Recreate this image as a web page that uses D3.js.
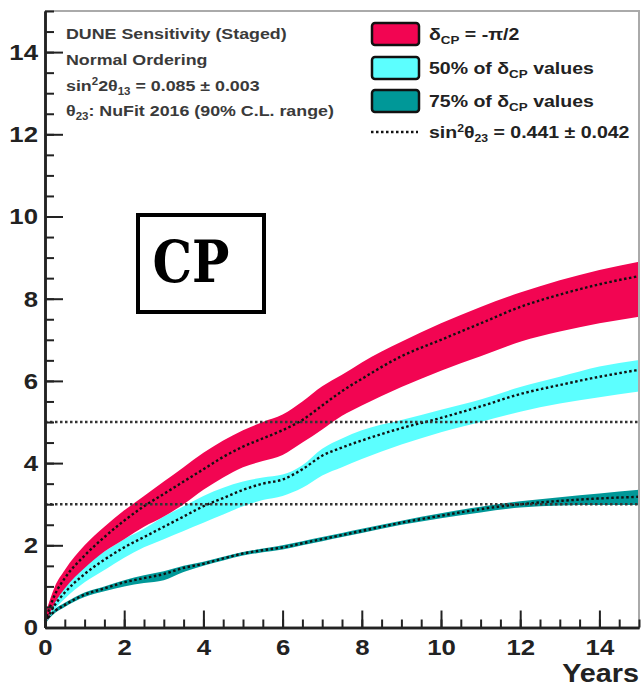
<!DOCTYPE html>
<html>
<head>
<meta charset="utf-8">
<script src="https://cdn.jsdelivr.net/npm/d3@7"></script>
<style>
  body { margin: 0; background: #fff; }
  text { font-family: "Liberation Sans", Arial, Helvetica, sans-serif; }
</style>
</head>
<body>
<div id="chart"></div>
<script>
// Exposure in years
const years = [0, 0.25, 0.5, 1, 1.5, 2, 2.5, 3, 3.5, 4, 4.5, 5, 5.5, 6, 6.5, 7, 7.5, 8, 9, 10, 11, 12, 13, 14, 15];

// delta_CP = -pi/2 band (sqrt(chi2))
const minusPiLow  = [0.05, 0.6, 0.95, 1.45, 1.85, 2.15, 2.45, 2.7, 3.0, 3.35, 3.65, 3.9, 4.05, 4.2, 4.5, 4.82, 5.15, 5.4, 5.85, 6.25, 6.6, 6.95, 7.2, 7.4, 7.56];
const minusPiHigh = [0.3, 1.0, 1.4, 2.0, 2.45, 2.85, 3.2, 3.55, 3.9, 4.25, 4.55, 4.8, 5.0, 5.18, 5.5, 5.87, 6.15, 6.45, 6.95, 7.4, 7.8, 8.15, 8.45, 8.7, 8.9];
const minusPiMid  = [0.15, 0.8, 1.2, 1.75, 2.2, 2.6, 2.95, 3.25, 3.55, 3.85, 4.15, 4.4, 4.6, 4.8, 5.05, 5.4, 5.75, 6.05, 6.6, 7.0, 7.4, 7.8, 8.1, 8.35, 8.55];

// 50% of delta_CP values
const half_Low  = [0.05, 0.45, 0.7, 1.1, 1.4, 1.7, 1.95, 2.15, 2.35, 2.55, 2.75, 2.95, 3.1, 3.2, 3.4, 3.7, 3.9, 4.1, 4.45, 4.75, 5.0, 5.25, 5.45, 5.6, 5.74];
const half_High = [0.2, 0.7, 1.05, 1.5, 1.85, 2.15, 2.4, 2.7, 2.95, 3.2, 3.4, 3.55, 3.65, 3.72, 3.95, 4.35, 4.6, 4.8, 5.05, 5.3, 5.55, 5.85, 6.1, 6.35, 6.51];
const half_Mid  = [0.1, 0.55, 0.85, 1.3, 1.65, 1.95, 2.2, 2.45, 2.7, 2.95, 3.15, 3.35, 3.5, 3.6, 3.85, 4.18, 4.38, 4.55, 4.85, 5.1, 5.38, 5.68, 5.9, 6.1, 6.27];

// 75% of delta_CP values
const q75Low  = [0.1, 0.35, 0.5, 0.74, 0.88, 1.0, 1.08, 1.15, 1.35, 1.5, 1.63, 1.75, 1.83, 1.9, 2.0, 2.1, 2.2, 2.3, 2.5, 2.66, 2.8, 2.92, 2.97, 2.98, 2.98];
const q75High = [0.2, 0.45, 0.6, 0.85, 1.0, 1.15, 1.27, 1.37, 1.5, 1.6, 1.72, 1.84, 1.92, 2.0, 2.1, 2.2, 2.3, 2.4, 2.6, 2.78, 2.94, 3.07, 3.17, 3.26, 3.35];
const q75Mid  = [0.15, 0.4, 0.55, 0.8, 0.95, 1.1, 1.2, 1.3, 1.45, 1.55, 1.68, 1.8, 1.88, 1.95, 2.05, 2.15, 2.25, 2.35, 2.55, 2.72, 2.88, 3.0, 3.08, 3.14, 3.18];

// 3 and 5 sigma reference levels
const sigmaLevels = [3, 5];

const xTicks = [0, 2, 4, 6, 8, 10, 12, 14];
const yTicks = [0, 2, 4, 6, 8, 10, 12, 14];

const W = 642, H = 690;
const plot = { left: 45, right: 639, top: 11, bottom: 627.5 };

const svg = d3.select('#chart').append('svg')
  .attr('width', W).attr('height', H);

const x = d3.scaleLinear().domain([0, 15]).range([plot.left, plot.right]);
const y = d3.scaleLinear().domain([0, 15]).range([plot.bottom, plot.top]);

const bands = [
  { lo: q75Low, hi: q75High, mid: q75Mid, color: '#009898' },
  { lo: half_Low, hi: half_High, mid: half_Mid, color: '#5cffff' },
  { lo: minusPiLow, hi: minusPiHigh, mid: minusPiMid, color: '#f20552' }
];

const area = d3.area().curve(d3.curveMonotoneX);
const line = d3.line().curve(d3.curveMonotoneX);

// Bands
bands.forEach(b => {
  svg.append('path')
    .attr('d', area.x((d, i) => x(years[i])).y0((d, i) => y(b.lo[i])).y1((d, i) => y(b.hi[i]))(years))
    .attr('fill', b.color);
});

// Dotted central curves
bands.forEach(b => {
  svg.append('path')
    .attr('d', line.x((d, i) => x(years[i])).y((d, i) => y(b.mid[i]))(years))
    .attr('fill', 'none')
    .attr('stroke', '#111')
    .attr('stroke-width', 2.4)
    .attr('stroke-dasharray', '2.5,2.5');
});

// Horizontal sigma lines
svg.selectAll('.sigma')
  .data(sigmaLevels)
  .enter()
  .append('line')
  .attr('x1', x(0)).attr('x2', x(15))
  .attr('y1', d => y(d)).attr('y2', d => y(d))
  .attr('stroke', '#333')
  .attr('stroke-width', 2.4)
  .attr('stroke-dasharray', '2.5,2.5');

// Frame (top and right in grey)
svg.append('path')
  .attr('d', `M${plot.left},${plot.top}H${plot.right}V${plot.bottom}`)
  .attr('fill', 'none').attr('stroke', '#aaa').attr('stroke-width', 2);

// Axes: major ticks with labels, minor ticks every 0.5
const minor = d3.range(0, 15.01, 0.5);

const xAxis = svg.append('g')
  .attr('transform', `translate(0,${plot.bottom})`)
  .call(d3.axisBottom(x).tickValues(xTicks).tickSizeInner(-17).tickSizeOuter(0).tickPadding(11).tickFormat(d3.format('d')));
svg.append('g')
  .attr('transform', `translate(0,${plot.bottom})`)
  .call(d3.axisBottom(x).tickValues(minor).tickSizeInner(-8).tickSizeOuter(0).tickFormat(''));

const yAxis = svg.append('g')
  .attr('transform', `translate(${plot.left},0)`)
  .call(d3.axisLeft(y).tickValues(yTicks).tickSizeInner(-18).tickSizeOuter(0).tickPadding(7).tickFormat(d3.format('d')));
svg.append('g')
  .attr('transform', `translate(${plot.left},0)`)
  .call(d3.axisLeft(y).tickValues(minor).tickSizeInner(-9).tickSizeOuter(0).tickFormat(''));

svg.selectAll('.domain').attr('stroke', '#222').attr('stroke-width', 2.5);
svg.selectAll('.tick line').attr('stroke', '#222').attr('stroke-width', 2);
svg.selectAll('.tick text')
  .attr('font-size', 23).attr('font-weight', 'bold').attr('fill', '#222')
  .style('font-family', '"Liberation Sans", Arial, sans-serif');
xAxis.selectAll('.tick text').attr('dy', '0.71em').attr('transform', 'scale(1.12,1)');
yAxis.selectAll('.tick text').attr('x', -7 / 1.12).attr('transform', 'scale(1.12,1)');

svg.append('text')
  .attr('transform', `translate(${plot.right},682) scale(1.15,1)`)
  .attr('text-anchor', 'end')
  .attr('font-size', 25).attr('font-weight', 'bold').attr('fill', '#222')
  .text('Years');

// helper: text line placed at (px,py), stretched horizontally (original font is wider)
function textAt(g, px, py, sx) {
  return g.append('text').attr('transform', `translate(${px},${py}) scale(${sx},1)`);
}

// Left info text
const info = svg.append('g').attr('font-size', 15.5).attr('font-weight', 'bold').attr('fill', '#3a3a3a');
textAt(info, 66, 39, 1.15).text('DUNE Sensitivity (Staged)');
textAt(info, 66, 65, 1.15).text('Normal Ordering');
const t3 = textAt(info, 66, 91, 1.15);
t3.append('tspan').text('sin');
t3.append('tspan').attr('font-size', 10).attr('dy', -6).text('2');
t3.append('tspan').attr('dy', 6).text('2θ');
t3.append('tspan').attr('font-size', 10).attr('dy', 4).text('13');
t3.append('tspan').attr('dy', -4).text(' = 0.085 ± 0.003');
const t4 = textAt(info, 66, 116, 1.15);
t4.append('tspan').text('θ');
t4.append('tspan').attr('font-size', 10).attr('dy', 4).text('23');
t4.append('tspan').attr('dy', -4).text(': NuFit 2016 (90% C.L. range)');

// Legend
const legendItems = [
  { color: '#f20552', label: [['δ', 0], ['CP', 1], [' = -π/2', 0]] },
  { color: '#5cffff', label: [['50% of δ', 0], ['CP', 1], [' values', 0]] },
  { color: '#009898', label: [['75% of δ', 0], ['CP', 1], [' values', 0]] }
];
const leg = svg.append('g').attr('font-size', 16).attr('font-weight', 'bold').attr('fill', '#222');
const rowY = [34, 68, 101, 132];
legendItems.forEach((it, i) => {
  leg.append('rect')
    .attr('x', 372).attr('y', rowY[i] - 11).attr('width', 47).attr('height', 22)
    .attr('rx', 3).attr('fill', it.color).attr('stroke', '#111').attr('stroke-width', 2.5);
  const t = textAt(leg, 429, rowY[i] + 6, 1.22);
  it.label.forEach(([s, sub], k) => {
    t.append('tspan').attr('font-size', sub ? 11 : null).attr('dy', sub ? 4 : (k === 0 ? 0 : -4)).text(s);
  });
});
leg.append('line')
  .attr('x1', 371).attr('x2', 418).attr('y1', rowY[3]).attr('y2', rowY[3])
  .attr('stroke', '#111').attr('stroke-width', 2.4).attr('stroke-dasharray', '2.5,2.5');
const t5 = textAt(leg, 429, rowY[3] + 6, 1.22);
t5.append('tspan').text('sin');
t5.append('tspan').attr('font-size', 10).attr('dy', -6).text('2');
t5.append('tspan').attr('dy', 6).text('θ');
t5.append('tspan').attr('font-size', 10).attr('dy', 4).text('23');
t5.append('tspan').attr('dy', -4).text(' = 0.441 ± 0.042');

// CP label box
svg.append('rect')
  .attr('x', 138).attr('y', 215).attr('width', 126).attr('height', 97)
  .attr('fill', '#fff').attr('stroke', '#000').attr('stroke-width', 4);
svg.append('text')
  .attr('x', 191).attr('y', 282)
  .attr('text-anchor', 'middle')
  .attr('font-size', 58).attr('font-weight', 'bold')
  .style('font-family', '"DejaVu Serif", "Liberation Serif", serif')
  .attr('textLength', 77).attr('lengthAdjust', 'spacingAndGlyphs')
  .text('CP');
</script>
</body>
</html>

▶ **Your goal**:
Up to and including the line containing "13, 14, 15];", repeat every line from the start of the data, but none of the pictures.

▶ **Exercise response**:
Recreate this image as a web page that uses D3.js.
<!DOCTYPE html>
<html>
<head>
<meta charset="utf-8">
<script src="https://cdn.jsdelivr.net/npm/d3@7"></script>
<style>
  body { margin: 0; background: #fff; }
  text { font-family: "Liberation Sans", Arial, Helvetica, sans-serif; }
</style>
</head>
<body>
<div id="chart"></div>
<script>
// Exposure in years
const years = [0, 0.25, 0.5, 1, 1.5, 2, 2.5, 3, 3.5, 4, 4.5, 5, 5.5, 6, 6.5, 7, 7.5, 8, 9, 10, 11, 12, 13, 14, 15];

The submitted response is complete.